:: DATA FOR THIS EXERCISE ::
- - -

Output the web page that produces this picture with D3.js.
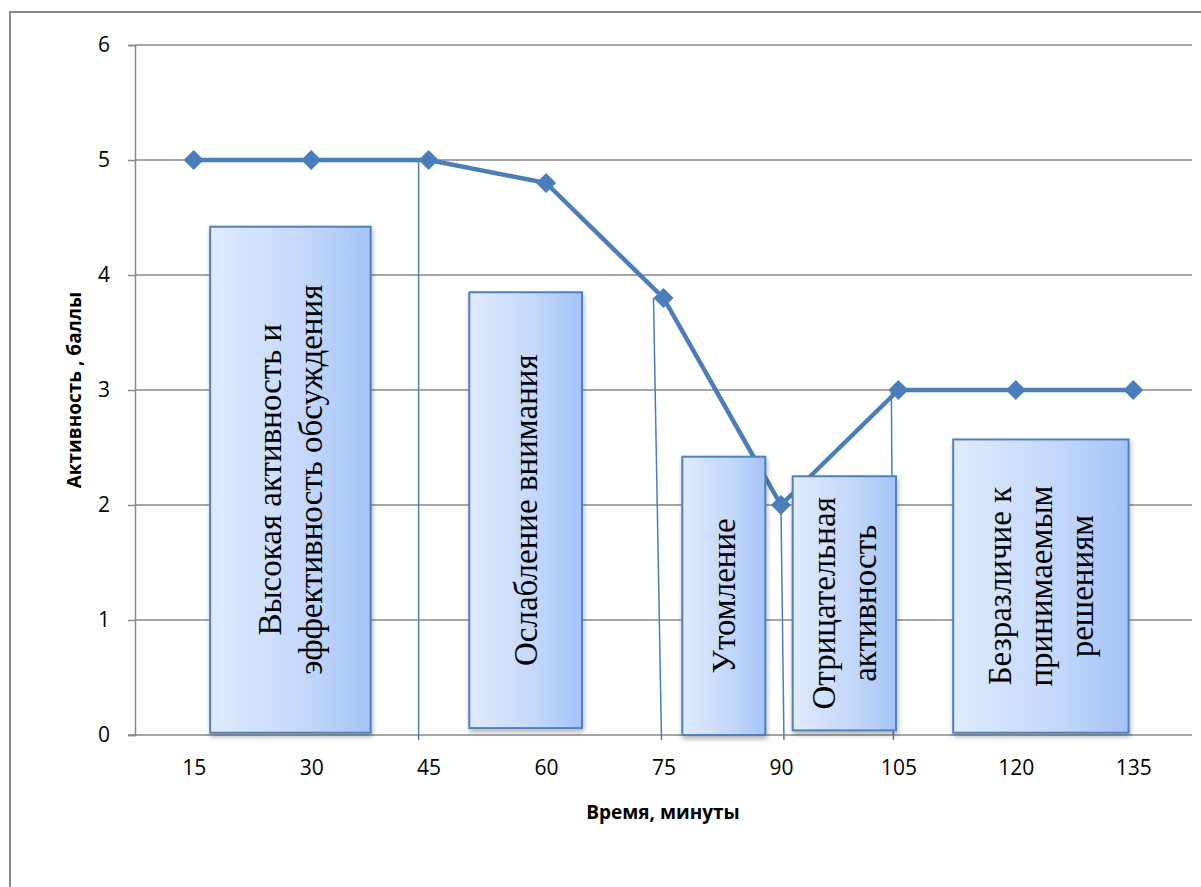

- - -

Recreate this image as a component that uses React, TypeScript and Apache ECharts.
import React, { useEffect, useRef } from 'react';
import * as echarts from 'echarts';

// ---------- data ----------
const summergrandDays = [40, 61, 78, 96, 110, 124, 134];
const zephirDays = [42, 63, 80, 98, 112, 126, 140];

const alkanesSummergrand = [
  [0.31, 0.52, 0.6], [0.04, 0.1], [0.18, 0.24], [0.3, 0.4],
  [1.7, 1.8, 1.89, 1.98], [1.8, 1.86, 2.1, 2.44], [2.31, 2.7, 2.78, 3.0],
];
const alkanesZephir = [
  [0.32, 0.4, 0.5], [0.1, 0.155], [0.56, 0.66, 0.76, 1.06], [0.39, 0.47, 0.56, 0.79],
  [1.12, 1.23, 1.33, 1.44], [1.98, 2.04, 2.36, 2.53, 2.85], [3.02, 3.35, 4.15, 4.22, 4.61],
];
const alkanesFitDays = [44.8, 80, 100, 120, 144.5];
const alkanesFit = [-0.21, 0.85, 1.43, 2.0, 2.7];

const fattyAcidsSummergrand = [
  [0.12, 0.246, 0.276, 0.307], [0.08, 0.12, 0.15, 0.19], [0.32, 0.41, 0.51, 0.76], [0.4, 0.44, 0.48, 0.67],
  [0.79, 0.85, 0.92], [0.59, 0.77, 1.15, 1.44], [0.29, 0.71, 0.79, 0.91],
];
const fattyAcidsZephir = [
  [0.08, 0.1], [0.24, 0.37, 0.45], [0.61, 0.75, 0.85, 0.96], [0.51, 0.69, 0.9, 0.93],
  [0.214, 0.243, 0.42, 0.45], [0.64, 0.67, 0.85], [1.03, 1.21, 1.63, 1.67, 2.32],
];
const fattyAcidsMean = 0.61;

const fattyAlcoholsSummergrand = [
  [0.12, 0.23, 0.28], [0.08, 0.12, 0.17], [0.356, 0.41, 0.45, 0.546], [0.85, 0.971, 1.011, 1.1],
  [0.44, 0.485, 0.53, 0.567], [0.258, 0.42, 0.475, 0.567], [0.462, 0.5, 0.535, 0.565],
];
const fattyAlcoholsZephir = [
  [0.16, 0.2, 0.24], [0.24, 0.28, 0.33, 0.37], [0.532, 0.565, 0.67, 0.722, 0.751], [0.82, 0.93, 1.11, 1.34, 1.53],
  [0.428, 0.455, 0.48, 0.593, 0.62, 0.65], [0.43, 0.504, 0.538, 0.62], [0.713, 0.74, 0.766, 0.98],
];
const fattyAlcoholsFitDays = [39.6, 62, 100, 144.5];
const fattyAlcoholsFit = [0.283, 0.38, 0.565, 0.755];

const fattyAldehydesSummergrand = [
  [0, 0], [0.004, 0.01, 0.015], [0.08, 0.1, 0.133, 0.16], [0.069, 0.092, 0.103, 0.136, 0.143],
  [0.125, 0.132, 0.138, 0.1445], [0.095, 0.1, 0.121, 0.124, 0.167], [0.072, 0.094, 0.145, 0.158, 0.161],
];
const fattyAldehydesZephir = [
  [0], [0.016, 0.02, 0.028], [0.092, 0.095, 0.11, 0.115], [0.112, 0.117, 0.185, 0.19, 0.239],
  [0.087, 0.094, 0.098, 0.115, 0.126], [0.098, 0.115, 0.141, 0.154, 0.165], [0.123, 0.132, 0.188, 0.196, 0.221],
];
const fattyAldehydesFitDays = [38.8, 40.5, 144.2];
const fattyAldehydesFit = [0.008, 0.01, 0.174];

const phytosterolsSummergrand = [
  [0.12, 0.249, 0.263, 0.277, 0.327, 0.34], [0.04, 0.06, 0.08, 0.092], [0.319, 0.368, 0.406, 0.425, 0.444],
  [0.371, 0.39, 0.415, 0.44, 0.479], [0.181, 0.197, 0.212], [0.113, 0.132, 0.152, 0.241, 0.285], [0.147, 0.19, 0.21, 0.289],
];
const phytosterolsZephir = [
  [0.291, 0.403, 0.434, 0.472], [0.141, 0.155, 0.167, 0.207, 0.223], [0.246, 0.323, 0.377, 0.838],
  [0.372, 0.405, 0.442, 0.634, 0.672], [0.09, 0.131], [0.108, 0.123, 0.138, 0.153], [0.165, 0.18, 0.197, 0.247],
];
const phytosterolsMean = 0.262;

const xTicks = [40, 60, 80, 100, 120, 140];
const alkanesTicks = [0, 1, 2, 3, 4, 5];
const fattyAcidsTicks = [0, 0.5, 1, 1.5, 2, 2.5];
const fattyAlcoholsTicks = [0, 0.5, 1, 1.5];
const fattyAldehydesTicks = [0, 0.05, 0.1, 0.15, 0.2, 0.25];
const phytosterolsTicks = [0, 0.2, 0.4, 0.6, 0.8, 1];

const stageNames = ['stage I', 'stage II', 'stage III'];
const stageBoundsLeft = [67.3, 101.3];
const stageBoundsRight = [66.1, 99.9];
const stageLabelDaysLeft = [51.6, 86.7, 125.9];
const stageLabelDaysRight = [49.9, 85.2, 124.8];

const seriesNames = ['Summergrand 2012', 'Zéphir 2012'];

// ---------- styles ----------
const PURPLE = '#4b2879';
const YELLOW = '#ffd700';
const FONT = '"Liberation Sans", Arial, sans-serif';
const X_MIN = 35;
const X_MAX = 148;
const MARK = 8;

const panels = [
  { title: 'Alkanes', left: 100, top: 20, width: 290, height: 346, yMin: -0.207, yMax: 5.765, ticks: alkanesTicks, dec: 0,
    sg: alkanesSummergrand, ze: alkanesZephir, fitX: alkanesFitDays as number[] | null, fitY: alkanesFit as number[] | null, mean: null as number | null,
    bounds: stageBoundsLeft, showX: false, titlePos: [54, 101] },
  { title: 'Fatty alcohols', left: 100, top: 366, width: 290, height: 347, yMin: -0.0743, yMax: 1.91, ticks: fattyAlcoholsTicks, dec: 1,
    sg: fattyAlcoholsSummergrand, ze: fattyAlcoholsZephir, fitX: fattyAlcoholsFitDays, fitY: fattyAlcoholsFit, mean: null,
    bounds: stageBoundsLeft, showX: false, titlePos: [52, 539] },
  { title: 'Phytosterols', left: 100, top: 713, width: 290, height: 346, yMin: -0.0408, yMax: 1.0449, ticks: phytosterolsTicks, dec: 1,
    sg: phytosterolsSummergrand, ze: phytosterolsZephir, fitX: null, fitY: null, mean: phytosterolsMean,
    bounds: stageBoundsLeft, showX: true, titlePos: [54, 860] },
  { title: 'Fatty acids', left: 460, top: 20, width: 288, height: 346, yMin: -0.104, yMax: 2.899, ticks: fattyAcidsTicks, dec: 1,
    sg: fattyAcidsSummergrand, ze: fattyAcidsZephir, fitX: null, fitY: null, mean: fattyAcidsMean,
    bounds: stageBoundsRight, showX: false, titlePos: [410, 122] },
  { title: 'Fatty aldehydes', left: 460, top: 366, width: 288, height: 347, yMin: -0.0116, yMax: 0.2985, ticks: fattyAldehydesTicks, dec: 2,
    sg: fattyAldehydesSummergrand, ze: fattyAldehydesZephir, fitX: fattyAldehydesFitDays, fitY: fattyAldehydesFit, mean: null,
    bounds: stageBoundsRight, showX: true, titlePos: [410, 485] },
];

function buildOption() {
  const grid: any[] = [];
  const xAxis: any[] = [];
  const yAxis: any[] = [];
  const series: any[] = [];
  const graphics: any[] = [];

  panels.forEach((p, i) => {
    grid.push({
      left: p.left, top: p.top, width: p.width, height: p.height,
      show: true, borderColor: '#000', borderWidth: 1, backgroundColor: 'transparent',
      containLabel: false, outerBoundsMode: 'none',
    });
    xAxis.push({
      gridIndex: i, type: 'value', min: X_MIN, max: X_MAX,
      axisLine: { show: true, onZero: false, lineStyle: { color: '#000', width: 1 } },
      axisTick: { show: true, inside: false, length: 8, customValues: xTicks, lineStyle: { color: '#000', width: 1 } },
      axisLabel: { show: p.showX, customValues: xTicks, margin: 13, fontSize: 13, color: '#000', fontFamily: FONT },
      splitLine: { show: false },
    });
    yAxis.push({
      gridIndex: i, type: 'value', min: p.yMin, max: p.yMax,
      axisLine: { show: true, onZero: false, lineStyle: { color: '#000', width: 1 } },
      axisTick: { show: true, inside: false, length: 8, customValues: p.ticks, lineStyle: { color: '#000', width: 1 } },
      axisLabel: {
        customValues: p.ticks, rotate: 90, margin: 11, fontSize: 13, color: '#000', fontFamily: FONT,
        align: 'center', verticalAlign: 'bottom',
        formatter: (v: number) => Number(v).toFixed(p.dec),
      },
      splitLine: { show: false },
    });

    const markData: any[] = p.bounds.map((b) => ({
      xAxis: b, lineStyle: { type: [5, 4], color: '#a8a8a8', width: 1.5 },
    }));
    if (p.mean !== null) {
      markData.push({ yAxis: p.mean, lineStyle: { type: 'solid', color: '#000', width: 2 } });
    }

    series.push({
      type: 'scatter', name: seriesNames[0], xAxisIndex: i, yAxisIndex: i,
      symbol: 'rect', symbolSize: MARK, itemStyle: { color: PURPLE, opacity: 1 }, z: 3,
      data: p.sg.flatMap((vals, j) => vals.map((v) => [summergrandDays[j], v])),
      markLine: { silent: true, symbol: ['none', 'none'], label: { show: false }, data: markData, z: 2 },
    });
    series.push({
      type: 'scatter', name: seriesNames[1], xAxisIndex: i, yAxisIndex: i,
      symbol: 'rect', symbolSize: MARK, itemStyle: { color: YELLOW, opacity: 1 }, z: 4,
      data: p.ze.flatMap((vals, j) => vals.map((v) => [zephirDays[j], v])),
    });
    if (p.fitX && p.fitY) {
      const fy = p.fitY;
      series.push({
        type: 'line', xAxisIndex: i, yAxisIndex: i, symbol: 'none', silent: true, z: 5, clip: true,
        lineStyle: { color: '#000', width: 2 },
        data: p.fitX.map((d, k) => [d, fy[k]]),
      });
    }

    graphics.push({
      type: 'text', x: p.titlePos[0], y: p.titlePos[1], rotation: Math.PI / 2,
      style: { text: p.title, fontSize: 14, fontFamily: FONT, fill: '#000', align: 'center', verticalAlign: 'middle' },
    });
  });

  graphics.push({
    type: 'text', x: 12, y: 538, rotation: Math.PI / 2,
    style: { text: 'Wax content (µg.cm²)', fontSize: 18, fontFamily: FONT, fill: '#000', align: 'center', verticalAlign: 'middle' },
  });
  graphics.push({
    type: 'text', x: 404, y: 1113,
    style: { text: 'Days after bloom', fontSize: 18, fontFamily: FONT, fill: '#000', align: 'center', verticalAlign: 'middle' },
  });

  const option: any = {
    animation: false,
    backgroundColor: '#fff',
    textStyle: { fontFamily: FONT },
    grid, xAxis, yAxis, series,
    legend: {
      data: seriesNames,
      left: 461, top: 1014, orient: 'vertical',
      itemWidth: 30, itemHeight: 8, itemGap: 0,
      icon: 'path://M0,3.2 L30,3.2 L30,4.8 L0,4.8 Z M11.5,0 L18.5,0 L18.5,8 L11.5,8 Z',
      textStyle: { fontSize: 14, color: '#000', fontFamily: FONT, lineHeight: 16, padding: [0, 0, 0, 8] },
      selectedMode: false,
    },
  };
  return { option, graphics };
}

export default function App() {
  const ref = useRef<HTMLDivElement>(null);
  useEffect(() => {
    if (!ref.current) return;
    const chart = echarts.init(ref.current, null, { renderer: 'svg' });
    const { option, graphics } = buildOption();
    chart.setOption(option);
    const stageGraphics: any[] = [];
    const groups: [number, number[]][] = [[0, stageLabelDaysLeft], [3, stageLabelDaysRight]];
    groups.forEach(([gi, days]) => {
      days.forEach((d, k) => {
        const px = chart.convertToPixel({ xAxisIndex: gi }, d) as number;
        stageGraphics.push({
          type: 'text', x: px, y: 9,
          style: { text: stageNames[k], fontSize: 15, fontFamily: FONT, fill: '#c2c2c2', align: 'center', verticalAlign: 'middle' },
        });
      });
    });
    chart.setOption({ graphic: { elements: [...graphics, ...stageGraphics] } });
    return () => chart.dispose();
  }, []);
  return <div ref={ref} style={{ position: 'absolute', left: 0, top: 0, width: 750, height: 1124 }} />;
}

- - -

:: WHAT YOU SHOULD DO ::
Exactly reproduce the lines that run from the line bearing "Recreate this image" through the line bearing "const zephirDays = [42, 63, 80, 98, 112, 126, 140];", with both end lines included.

:: RESPONSE ::
Recreate this image as a component that uses React, TypeScript and Apache ECharts.
import React, { useEffect, useRef } from 'react';
import * as echarts from 'echarts';

// ---------- data ----------
const summergrandDays = [40, 61, 78, 96, 110, 124, 134];
const zephirDays = [42, 63, 80, 98, 112, 126, 140];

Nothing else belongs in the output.